The 2008 financial crisis highlighted some dangers of excessive deregulation in the financial sector, leading to calls for more regulatory measures.
Review Questions
How does deregulation align with conservative ideologies compared to liberal perspectives on economic management?
Deregulation aligns closely with conservative ideologies as it promotes the idea of limited government involvement in the economy. Conservatives argue that reducing regulations fosters competition and enhances market efficiency. In contrast, liberals often advocate for regulations to protect consumers and ensure fair practices within markets, believing that some level of oversight is necessary to address issues like inequality and market failures.
Discuss the potential benefits and drawbacks of deregulation in key industries such as finance and transportation.
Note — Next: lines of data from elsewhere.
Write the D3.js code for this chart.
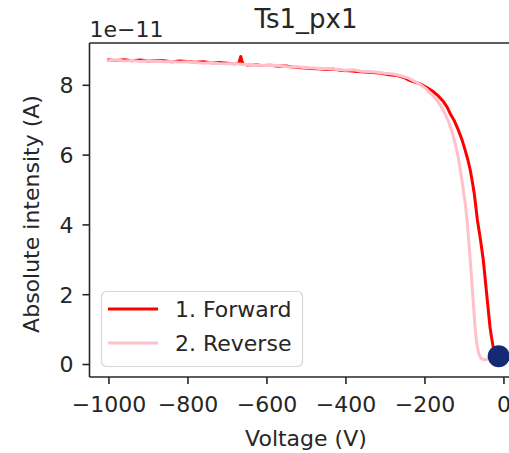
<!DOCTYPE html>
<html>
<head>
<meta charset="utf-8">
<script src="https://cdn.jsdelivr.net/npm/d3@7"></script>
<style>
  html, body { margin: 0; padding: 0; background: #fff; }
  svg { display: block; }
  text { font-family: "DejaVu Sans", sans-serif; fill: #262626; }
</style>
</head>
<body>
<svg id="chart" width="509" height="453"></svg>
<script>
// ---- data (current in units of 1e-11 A) ----
const title = "Ts1_px1";
const xLabel = "Voltage (V)";
const yLabel = "Absolute intensity (A)";
const yOffsetLabel = "1e\u221211";
const seriesNames = ["1. Forward", "2. Reverse"];
const seriesColors = ["red", "pink"];
const xTicks = [-1000, -800, -600, -400, -200, 0];
const yTicks = [0, 2, 4, 6, 8];

const forwardV = [-1000,-980,-960,-940,-920,-900,-880,-860,-840,-820,-800,-780,-760,-740,-720,-700,-680,-670,-665,-660,-650,-630,-610,-590,-570,-550,-530,-510,-490,-470,-450,-430,-410,-390,-370,-350,-330,-310,-290,-270,-250,-236,-225,-210,-195,-177,-165,-152,-143,-135,-124,-114,-105,-97,-90,-84,-79,-74,-70,-66,-58,-51,-45,-39,-34,-30,-26,-20,-14];
const forwardI = [8.71,8.70,8.72,8.69,8.71,8.68,8.70,8.69,8.66,8.68,8.67,8.65,8.66,8.63,8.64,8.62,8.60,8.62,8.81,8.60,8.57,8.58,8.55,8.56,8.53,8.54,8.50,8.49,8.47,8.46,8.44,8.45,8.41,8.40,8.38,8.37,8.35,8.33,8.29,8.27,8.20,8.12,8.08,8.02,7.93,7.80,7.68,7.52,7.37,7.18,6.96,6.70,6.43,6.13,5.85,5.56,5.24,4.89,4.52,4.13,3.55,2.98,2.30,1.62,1.06,0.75,0.49,0.30,0.22];

const reverseV = [-1000,-980,-960,-940,-920,-900,-880,-860,-840,-820,-800,-780,-760,-740,-720,-700,-680,-660,-640,-620,-600,-580,-560,-540,-520,-500,-480,-460,-440,-420,-400,-380,-360,-340,-320,-300,-280,-260,-240,-225,-210,-195,-180,-170,-160,-150,-139,-130,-122,-115,-109,-103,-97,-92,-88,-84,-80,-76,-72,-68,-63,-58,-52,-45,-38,-34];
const reverseI = [8.69,8.71,8.68,8.70,8.67,8.69,8.68,8.66,8.67,8.65,8.66,8.64,8.62,8.64,8.61,8.60,8.61,8.58,8.59,8.56,8.55,8.56,8.53,8.51,8.52,8.49,8.48,8.46,8.47,8.44,8.42,8.43,8.39,8.38,8.36,8.33,8.31,8.26,8.19,8.10,8.00,7.88,7.70,7.58,7.42,7.22,6.95,6.65,6.30,5.95,5.55,5.10,4.62,4.13,3.55,2.98,2.35,1.70,1.06,0.62,0.32,0.18,0.13,0.12,0.15,0.18];

const dotV = [-12];
const dotI = [0.22];

// ---- layout ----
const svg = d3.select("#chart");
const pLeft = 89.5, pRight = 522.4, pTop = 43, pBottom = 377;
const fs = 22;

const x = d3.scaleLinear().domain([-1048, 48]).range([pLeft, pRight]);
const y = d3.scaleLinear().domain([-0.372, 9.198]).range([pBottom, pTop]);

// lines
const line = d3.line().x(d => x(d[0])).y(d => y(d[1]));
const fwd = forwardV.map((v, i) => [v, forwardI[i]]);
const rev = reverseV.map((v, i) => [v, reverseI[i]]);

const plot = svg.append("g");
plot.append("path").datum(fwd).attr("d", line)
  .attr("fill", "none").attr("stroke", seriesColors[0]).attr("stroke-width", 3)
  .attr("stroke-linejoin", "round").attr("stroke-linecap", "square");
plot.append("path").datum(rev).attr("d", line)
  .attr("fill", "none").attr("stroke", seriesColors[1]).attr("stroke-width", 3)
  .attr("stroke-linejoin", "round").attr("stroke-linecap", "square");

plot.selectAll("circle.dot").data(dotV.map((v, i) => [v, dotI[i]])).enter()
  .append("circle").attr("class", "dot")
  .attr("cx", d => x(d[0])).attr("cy", d => y(d[1])).attr("r", 11)
  .attr("fill", "#142a72");

// axes
const xAxis = d3.axisBottom(x).tickValues(xTicks).tickSize(7).tickPadding(12)
  .tickFormat(d => d < 0 ? "\u2212" + Math.abs(d) : String(d));
const yAxis = d3.axisLeft(y).tickValues(yTicks).tickSize(7).tickPadding(9);

const gx = svg.append("g").attr("transform", `translate(0,${pBottom})`).call(xAxis);
const gy = svg.append("g").attr("transform", `translate(${pLeft},0)`).call(yAxis);
[gx, gy].forEach(g => {
  g.select(".domain").remove();
  g.selectAll(".tick line").attr("stroke", "#262626").attr("stroke-width", 1.6);
  g.selectAll(".tick text").attr("font-size", fs).attr("font-family", "DejaVu Sans").attr("fill", "#262626");
});
gx.selectAll(".tick text").attr("dy", "0.71em");
gy.selectAll(".tick text").attr("dy", "0.36em");

// spines
const spine = (x1, y1, x2, y2) => svg.append("line").attr("x1", x1).attr("y1", y1)
  .attr("x2", x2).attr("y2", y2).attr("stroke", "#262626").attr("stroke-width", 1.6);
spine(pLeft, pTop, pLeft, pBottom);
spine(pLeft, pBottom, pRight, pBottom);
spine(pLeft, pTop, pRight, pTop);
spine(pRight, pTop, pRight, pBottom);

// texts
svg.append("text").attr("x", (pLeft + pRight) / 2).attr("y", 28).attr("text-anchor", "middle")
  .attr("font-size", 26).text(title);
svg.append("text").attr("x", pLeft).attr("y", 37).attr("font-size", fs).text(yOffsetLabel);
svg.append("text").attr("x", (pLeft + pRight) / 2).attr("y", 446).attr("text-anchor", "middle")
  .attr("font-size", fs).text(xLabel);
svg.append("text").attr("transform", `translate(38.5,214) rotate(-90)`)
  .attr("text-anchor", "middle").attr("font-size", fs).text(yLabel);

// legend
const lg = svg.append("g");
lg.append("rect").attr("x", 101.5).attr("y", 291.5).attr("width", 201).attr("height", 75)
  .attr("rx", 5).attr("fill", "white").attr("fill-opacity", 0.8)
  .attr("stroke", "#d6d6d6").attr("stroke-width", 1.2);
seriesNames.forEach((name, i) => {
  const yy = 309 + i * 34;
  lg.append("line").attr("x1", 108).attr("x2", 158).attr("y1", yy).attr("y2", yy)
    .attr("stroke", seriesColors[i]).attr("stroke-width", 3);
  lg.append("text").attr("x", 175).attr("y", yy + 8).attr("font-size", fs).text(name);
});
</script>
</body>
</html>
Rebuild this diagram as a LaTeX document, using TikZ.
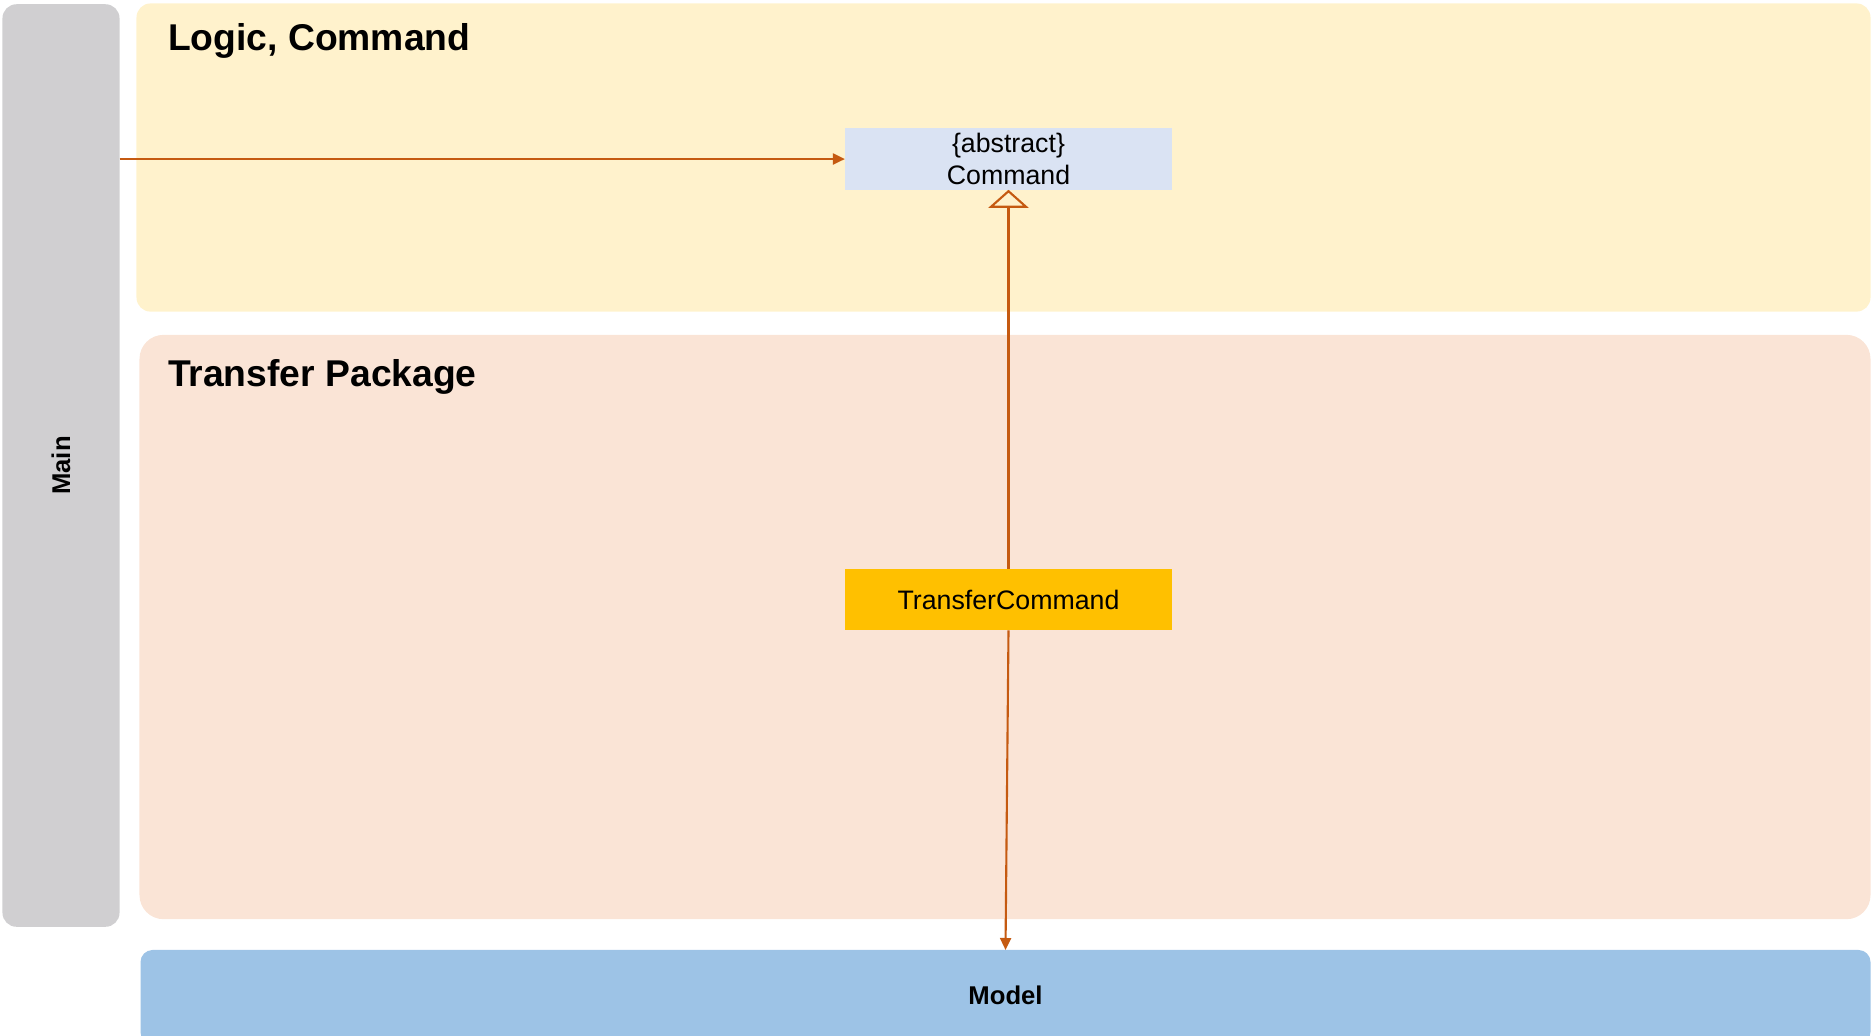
\documentclass[tikz,border=0pt]{standalone}
\usepackage{fontspec}
\setmainfont{Liberation Sans}
\usetikzlibrary{arrows.meta}
\definecolor{maingray}{HTML}{D0CFD1}
\definecolor{logicbg}{HTML}{FFF2CC}
\definecolor{transferbg}{HTML}{FAE4D6}
\definecolor{modelbg}{HTML}{9DC3E6}
\definecolor{abstractbg}{HTML}{DAE3F3}
\definecolor{concretebg}{HTML}{FFC000}
\definecolor{assoc}{HTML}{C55A11}
\newcommand{\layer}[6]{%
 \node[layer, fill={#5}, rounded corners={#6}, minimum width={#3}, minimum height={#4}] ({#1}) at ({#2}) {};%
}
\newcommand{\classbox}[4]{%
 \node[cls, fill={#4}] ({#1}) at ({#2}) {#3};%
}

\begin{document}
\begin{tikzpicture}[x=0.01cm, y=-0.01cm,
  every node/.style={inner sep=0pt, outer sep=0pt},
  layer/.style={draw=none},
  cls/.style={minimum width=3.27cm, minimum height=0.615cm, align=center,
    font=\fontsize{7.6}{9.1}\selectfont},
  title/.style={anchor=base west, font=\fontsize{10.6}{12}\selectfont\bfseries},
  tag/.style={font=\fontsize{7.3}{9}\selectfont\bfseries},
  link/.style={draw=assoc, line width=0.6pt, -{Triangle[length=0.12cm, width=0.11cm]}},
  extends/.style={draw=assoc, line width=0.6pt, -{Triangle[open, length=0.18cm, width=0.4cm]}}]
  \useasboundingbox (0,0) rectangle (1872,1035);
  \layer{main}{61,465.5}{1.17cm}{9.22cm}{maingray}{0.14cm};
  \layer{logic}{1003.5,157.5}{17.33cm}{3.08cm}{logicbg}{0.14cm};
  \layer{transfer}{1005,627}{17.30cm}{5.84cm}{transferbg}{0.24cm};
  \layer{model}{1005.5,997}{17.29cm}{0.94cm}{modelbg}{0.12cm};
  \node[title] (logictitle) at (168,50) {Logic, Command};
  \node[title] (transfertitle) at (168,386) {Transfer Package};
  \node[tag, rotate=90] (maintag) at (main) {Main};
  \node[tag] (modeltag) at (1005.5,995) {Model};
  \classbox{cmd}{1008.5,159}{\{abstract\}\\Command}{abstractbg};
  \classbox{tc}{1008.5,599.5}{TransferCommand}{concretebg};
  \draw[link] (main.east |- cmd.west) -- (cmd.west);
  \draw[extends] (tc.north) -- (cmd.south);
  \draw[link] (tc.south) -- (model.north);
\end{tikzpicture}
\end{document}
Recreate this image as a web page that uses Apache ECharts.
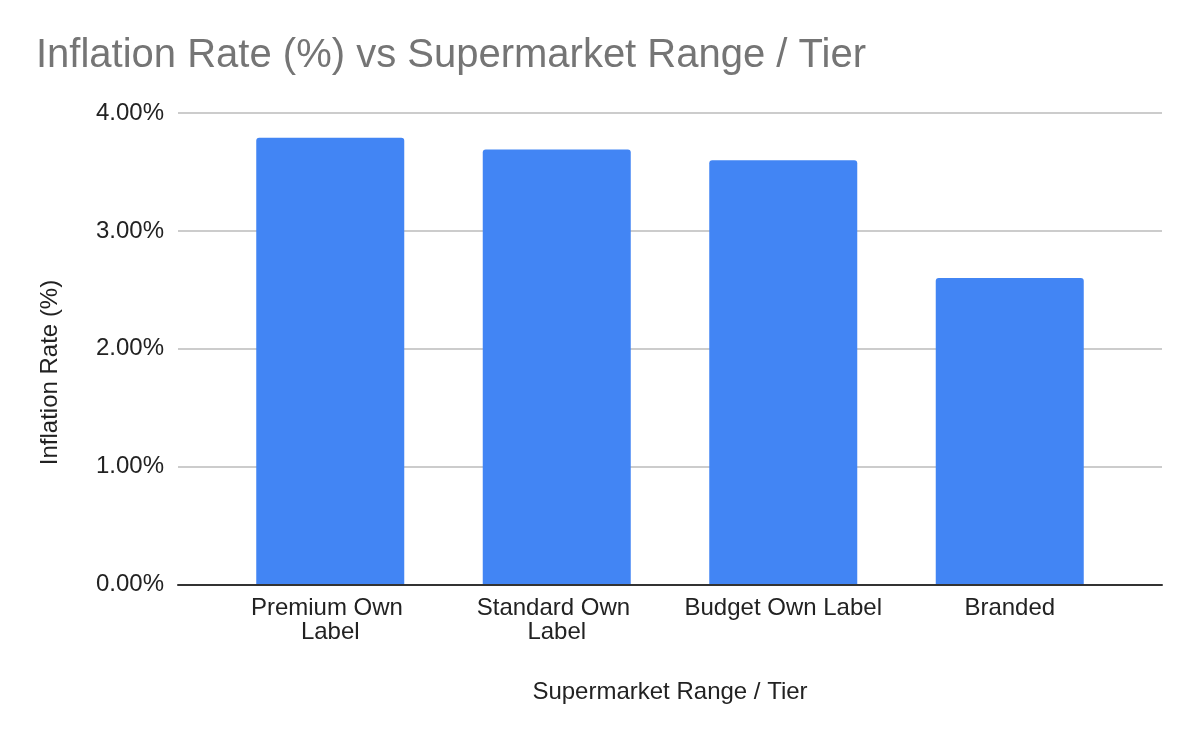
<!DOCTYPE html>
<html>
<head>
<meta charset="utf-8">
<title>Inflation Rate (%) vs Supermarket Range / Tier</title>
<script src="https://cdn.jsdelivr.net/npm/echarts@6/dist/echarts.min.js"></script>
<style>
  html, body { margin: 0; padding: 0; background: #fff; }
  #chart { width: 1200px; height: 742px; }
</style>
</head>
<body>
<div id="chart"></div>
<script>
const categories = ['Premium Own Label', 'Standard Own Label', 'Budget Own Label', 'Branded'];
const inflationRate = [3.79, 3.69, 3.6, 2.6];
const yTicks = { min: 0, max: 4, interval: 1 };

const FONT = '"Liberation Sans", Arial, sans-serif';
const TEXT = '#222222';

// Plot frame (grid lines, axis line) is wider than the band the bars sit in,
// like the sheets chart it copies, so two grids share one y scale.
const frame = { left: 178, right: 38, top: 113, bottom: 157.5 };
const bars = { left: 217, right: 77, top: 113, bottom: 157.5 };

const chart = echarts.init(document.getElementById('chart'), null, { renderer: 'canvas' });

chart.setOption({
  animation: false,
  backgroundColor: '#ffffff',
  title: {
    text: 'Inflation Rate (%) vs Supermarket Range / Tier',
    left: 36,
    top: 36,
    padding: 0,
    textStyle: { fontFamily: FONT, fontSize: 40, fontWeight: 'normal', color: '#757575', lineHeight: 40 },
  },
  grid: [
    { ...frame, containLabel: false },
    { ...bars, containLabel: false },
  ],
  xAxis: [
    {
      gridIndex: 0,
      type: 'value',
      min: 0,
      max: 1,
      z: 5,
      axisLine: { show: true, onZero: false, lineStyle: { color: '#333333', width: 2 } },
      axisTick: { show: false },
      axisLabel: { show: false },
      splitLine: { show: false },
    },
    {
      gridIndex: 1,
      type: 'category',
      data: categories,
      axisLine: { show: false },
      axisTick: { show: false },
      axisLabel: {
        interval: 0,
        margin: 12,
        width: 210,
        overflow: 'break',
        lineHeight: 24,
        fontFamily: FONT,
        fontSize: 24,
        color: TEXT,
      },
    },
  ],
  yAxis: [
    {
      gridIndex: 0,
      type: 'value',
      ...yTicks,
      axisLine: { show: false },
      axisTick: { show: false },
      axisLabel: {
        margin: 14,
        fontFamily: FONT,
        fontSize: 24,
        color: TEXT,
        formatter: (v) => `${v.toFixed(2)}%`,
      },
      splitLine: { show: true, lineStyle: { color: '#cccccc', width: 2 } },
    },
    {
      gridIndex: 1,
      type: 'value',
      ...yTicks,
      show: false,
      splitLine: { show: false },
    },
  ],
  graphic: [
    {
      type: 'text',
      x: 670,
      y: 692,
      style: {
        text: 'Supermarket Range / Tier',
        align: 'center',
        verticalAlign: 'middle',
        font: `24px ${FONT}`,
        fill: TEXT,
      },
    },
    {
      type: 'text',
      x: 50,
      y: 372.5,
      rotation: Math.PI / 2,
      style: {
        text: 'Inflation Rate (%)',
        align: 'center',
        verticalAlign: 'middle',
        font: `24px ${FONT}`,
        fill: TEXT,
      },
    },
  ],
  series: [
    {
      name: 'Inflation Rate (%)',
      type: 'bar',
      xAxisIndex: 1,
      yAxisIndex: 1,
      data: inflationRate,
      barWidth: 148,
      itemStyle: { color: '#4285F4', borderRadius: [3, 3, 0, 0] },
    },
  ],
});
</script>
</body>
</html>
The benefits of deregulation in industries like finance include increased competition, lower prices for consumers, and greater innovation as companies can operate with fewer restrictions. However, drawbacks can also arise, such as financial instability and risky business practices that may emerge without adequate oversight. In transportation, while deregulation can lead to more choices for consumers and lower fares, it can also result in decreased service quality and safety concerns if companies prioritize profits over standards.
Evaluate the impact of deregulation on economic crises, specifically referencing events like the 2008 financial crisis.
The impact of deregulation on economic crises is significant, as seen in the 2008 financial crisis. Excessive deregulation in the financial sector led to risky lending practices and a lack of oversight that contributed to the housing market collapse. This crisis illustrated how unchecked market forces could lead to catastrophic outcomes for both the economy and individuals. In response, many policymakers have since argued for a balanced approach that incorporates necessary regulations to prevent similar occurrences while still promoting innovation and growth.
Related terms
Regulation: Rules set by the government aimed at controlling how businesses operate to protect consumers, workers, and the environment.
Free Market: An economic system where prices are determined by unrestricted competition between privately owned businesses without government interference.
Market Failures: Situations where free markets fail to allocate resources efficiently or equitably, often justifying the need for regulation.